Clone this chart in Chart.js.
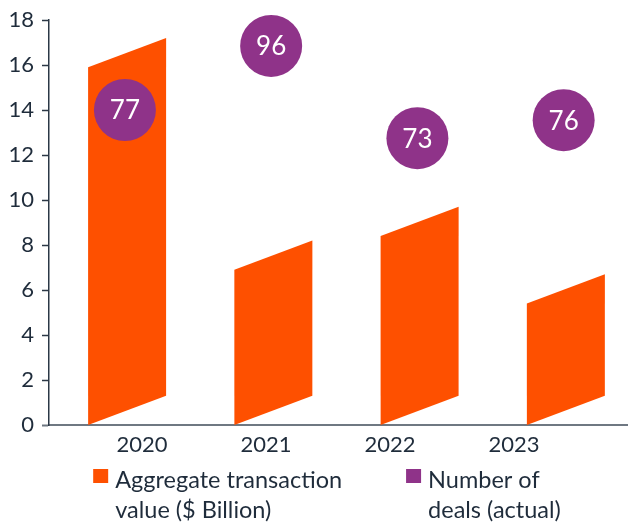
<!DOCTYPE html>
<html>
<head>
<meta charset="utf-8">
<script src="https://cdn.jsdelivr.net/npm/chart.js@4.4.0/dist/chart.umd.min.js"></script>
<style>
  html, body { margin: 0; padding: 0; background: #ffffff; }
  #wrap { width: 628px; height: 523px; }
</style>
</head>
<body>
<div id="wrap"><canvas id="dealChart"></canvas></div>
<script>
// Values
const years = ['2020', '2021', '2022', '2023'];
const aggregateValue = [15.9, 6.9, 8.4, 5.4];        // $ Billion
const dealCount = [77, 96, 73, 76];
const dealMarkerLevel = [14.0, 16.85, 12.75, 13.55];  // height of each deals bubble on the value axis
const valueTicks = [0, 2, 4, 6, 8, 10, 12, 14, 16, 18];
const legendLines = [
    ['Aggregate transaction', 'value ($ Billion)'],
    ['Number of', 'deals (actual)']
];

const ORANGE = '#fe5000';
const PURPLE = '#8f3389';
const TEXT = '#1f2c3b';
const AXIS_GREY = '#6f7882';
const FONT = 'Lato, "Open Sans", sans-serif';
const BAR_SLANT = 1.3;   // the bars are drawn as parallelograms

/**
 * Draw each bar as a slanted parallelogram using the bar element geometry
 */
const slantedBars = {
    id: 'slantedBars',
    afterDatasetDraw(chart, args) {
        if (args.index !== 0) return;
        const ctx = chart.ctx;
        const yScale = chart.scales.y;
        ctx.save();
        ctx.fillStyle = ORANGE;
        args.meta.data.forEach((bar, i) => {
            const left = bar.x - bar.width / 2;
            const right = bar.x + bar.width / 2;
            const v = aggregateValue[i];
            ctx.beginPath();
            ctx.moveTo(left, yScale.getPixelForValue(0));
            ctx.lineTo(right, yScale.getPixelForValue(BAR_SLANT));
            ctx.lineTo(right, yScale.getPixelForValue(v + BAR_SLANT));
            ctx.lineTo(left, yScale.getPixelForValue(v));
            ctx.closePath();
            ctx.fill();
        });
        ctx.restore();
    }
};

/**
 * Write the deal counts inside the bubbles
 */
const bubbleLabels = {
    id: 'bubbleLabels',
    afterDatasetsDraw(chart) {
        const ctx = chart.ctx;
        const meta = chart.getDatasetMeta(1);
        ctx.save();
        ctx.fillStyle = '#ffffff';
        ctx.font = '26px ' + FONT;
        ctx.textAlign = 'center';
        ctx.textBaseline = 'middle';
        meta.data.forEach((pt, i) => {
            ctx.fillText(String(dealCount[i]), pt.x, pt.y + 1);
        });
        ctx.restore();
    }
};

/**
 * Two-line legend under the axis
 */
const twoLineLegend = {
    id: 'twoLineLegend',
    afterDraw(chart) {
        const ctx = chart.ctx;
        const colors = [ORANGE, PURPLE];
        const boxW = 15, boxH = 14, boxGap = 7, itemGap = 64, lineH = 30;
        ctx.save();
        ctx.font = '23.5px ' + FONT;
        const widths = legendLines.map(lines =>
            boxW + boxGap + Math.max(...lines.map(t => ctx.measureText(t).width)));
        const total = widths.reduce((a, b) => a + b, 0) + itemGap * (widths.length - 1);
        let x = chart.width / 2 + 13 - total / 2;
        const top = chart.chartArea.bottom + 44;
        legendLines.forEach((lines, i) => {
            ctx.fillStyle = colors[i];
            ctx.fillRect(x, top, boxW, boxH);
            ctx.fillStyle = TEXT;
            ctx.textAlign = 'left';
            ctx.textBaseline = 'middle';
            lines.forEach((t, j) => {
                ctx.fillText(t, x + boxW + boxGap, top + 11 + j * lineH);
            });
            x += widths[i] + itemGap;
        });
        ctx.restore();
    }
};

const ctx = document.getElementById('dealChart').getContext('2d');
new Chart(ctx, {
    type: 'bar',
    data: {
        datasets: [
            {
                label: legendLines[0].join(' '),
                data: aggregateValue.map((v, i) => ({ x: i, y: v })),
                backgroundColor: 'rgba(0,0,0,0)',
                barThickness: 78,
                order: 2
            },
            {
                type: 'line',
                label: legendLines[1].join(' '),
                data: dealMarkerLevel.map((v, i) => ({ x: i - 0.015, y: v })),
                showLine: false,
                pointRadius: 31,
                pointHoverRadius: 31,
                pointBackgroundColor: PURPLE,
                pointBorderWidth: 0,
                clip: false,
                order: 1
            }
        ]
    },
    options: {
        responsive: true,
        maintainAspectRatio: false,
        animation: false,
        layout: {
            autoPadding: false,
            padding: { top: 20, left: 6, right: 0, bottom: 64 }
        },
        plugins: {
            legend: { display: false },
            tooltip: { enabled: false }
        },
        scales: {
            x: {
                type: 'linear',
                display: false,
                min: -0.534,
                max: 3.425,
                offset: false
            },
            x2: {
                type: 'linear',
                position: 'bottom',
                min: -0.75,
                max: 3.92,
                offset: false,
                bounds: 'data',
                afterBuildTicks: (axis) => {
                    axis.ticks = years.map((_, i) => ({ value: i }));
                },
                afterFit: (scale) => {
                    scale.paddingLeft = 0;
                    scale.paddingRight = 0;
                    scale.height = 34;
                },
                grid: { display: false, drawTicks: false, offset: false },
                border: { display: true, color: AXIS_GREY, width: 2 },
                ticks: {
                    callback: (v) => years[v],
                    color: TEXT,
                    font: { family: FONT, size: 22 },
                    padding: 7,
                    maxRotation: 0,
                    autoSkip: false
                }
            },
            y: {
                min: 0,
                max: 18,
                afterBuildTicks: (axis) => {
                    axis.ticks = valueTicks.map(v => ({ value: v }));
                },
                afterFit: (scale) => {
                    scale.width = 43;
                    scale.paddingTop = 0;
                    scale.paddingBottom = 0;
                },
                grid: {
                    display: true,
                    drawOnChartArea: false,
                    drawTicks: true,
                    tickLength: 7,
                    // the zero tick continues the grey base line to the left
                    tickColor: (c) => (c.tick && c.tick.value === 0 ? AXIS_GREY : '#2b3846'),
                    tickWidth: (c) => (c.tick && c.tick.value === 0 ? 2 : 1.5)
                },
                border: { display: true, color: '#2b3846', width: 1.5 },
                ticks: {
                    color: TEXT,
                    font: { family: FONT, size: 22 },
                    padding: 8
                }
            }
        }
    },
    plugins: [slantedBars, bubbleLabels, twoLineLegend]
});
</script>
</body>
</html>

+===+

Each line of the material must be retyped exactly, except that images are omitted.

Clone this chart in Chart.js.
<!DOCTYPE html>
<html>
<head>
<meta charset="utf-8">
<script src="https://cdn.jsdelivr.net/npm/chart.js@4.4.0/dist/chart.umd.min.js"></script>
<style>
  html, body { margin: 0; padding: 0; background: #ffffff; }
  #wrap { width: 628px; height: 523px; }
</style>
</head>
<body>
<div id="wrap"><canvas id="dealChart"></canvas></div>
<script>
// Values
const years = ['2020', '2021', '2022', '2023'];
const aggregateValue = [15.9, 6.9, 8.4, 5.4];        // $ Billion
const dealCount = [77, 96, 73, 76];
const dealMarkerLevel = [14.0, 16.85, 12.75, 13.55];  // height of each deals bubble on the value axis
const valueTicks = [0, 2, 4, 6, 8, 10, 12, 14, 16, 18];
const legendLines = [
    ['Aggregate transaction', 'value ($ Billion)'],
    ['Number of', 'deals (actual)']
];

const ORANGE = '#fe5000';
const PURPLE = '#8f3389';
const TEXT = '#1f2c3b';
const AXIS_GREY = '#6f7882';
const FONT = 'Lato, "Open Sans", sans-serif';
const BAR_SLANT = 1.3;   // the bars are drawn as parallelograms

/**
 * Draw each bar as a slanted parallelogram using the bar element geometry
 */
const slantedBars = {
    id: 'slantedBars',
    afterDatasetDraw(chart, args) {
        if (args.index !== 0) return;
        const ctx = chart.ctx;
        const yScale = chart.scales.y;
        ctx.save();
        ctx.fillStyle = ORANGE;
        args.meta.data.forEach((bar, i) => {
            const left = bar.x - bar.width / 2;
            const right = bar.x + bar.width / 2;
            const v = aggregateValue[i];
            ctx.beginPath();
            ctx.moveTo(left, yScale.getPixelForValue(0));
            ctx.lineTo(right, yScale.getPixelForValue(BAR_SLANT));
            ctx.lineTo(right, yScale.getPixelForValue(v + BAR_SLANT));
            ctx.lineTo(left, yScale.getPixelForValue(v));
            ctx.closePath();
            ctx.fill();
        });
        ctx.restore();
    }
};

/**
 * Write the deal counts inside the bubbles
 */
const bubbleLabels = {
    id: 'bubbleLabels',
    afterDatasetsDraw(chart) {
        const ctx = chart.ctx;
        const meta = chart.getDatasetMeta(1);
        ctx.save();
        ctx.fillStyle = '#ffffff';
        ctx.font = '26px ' + FONT;
        ctx.textAlign = 'center';
        ctx.textBaseline = 'middle';
        meta.data.forEach((pt, i) => {
            ctx.fillText(String(dealCount[i]), pt.x, pt.y + 1);
        });
        ctx.restore();
    }
};

/**
 * Two-line legend under the axis
 */
const twoLineLegend = {
    id: 'twoLineLegend',
    afterDraw(chart) {
        const ctx = chart.ctx;
        const colors = [ORANGE, PURPLE];
        const boxW = 15, boxH = 14, boxGap = 7, itemGap = 64, lineH = 30;
        ctx.save();
        ctx.font = '23.5px ' + FONT;
        const widths = legendLines.map(lines =>
            boxW + boxGap + Math.max(...lines.map(t => ctx.measureText(t).width)));
        const total = widths.reduce((a, b) => a + b, 0) + itemGap * (widths.length - 1);
        let x = chart.width / 2 + 13 - total / 2;
        const top = chart.chartArea.bottom + 44;
        legendLines.forEach((lines, i) => {
            ctx.fillStyle = colors[i];
            ctx.fillRect(x, top, boxW, boxH);
            ctx.fillStyle = TEXT;
            ctx.textAlign = 'left';
            ctx.textBaseline = 'middle';
            lines.forEach((t, j) => {
                ctx.fillText(t, x + boxW + boxGap, top + 11 + j * lineH);
            });
            x += widths[i] + itemGap;
        });
        ctx.restore();
    }
};

const ctx = document.getElementById('dealChart').getContext('2d');
new Chart(ctx, {
    type: 'bar',
    data: {
        datasets: [
            {
                label: legendLines[0].join(' '),
                data: aggregateValue.map((v, i) => ({ x: i, y: v })),
                backgroundColor: 'rgba(0,0,0,0)',
                barThickness: 78,
                order: 2
            },
            {
                type: 'line',
                label: legendLines[1].join(' '),
                data: dealMarkerLevel.map((v, i) => ({ x: i - 0.015, y: v })),
                showLine: false,
                pointRadius: 31,
                pointHoverRadius: 31,
                pointBackgroundColor: PURPLE,
                pointBorderWidth: 0,
                clip: false,
                order: 1
            }
        ]
    },
    options: {
        responsive: true,
        maintainAspectRatio: false,
        animation: false,
        layout: {
            autoPadding: false,
            padding: { top: 20, left: 6, right: 0, bottom: 64 }
        },
        plugins: {
            legend: { display: false },
            tooltip: { enabled: false }
        },
        scales: {
            x: {
                type: 'linear',
                display: false,
                min: -0.534,
                max: 3.425,
                offset: false
            },
            x2: {
                type: 'linear',
                position: 'bottom',
                min: -0.75,
                max: 3.92,
                offset: false,
                bounds: 'data',
                afterBuildTicks: (axis) => {
                    axis.ticks = years.map((_, i) => ({ value: i }));
                },
                afterFit: (scale) => {
                    scale.paddingLeft = 0;
                    scale.paddingRight = 0;
                    scale.height = 34;
                },
                grid: { display: false, drawTicks: false, offset: false },
                border: { display: true, color: AXIS_GREY, width: 2 },
                ticks: {
                    callback: (v) => years[v],
                    color: TEXT,
                    font: { family: FONT, size: 22 },
                    padding: 7,
                    maxRotation: 0,
                    autoSkip: false
                }
            },
            y: {
                min: 0,
                max: 18,
                afterBuildTicks: (axis) => {
                    axis.ticks = valueTicks.map(v => ({ value: v }));
                },
                afterFit: (scale) => {
                    scale.width = 43;
                    scale.paddingTop = 0;
                    scale.paddingBottom = 0;
                },
                grid: {
                    display: true,
                    drawOnChartArea: false,
                    drawTicks: true,
                    tickLength: 7,
                    // the zero tick continues the grey base line to the left
                    tickColor: (c) => (c.tick && c.tick.value === 0 ? AXIS_GREY : '#2b3846'),
                    tickWidth: (c) => (c.tick && c.tick.value === 0 ? 2 : 1.5)
                },
                border: { display: true, color: '#2b3846', width: 1.5 },
                ticks: {
                    color: TEXT,
                    font: { family: FONT, size: 22 },
                    padding: 8
                }
            }
        }
    },
    plugins: [slantedBars, bubbleLabels, twoLineLegend]
});
</script>
</body>
</html>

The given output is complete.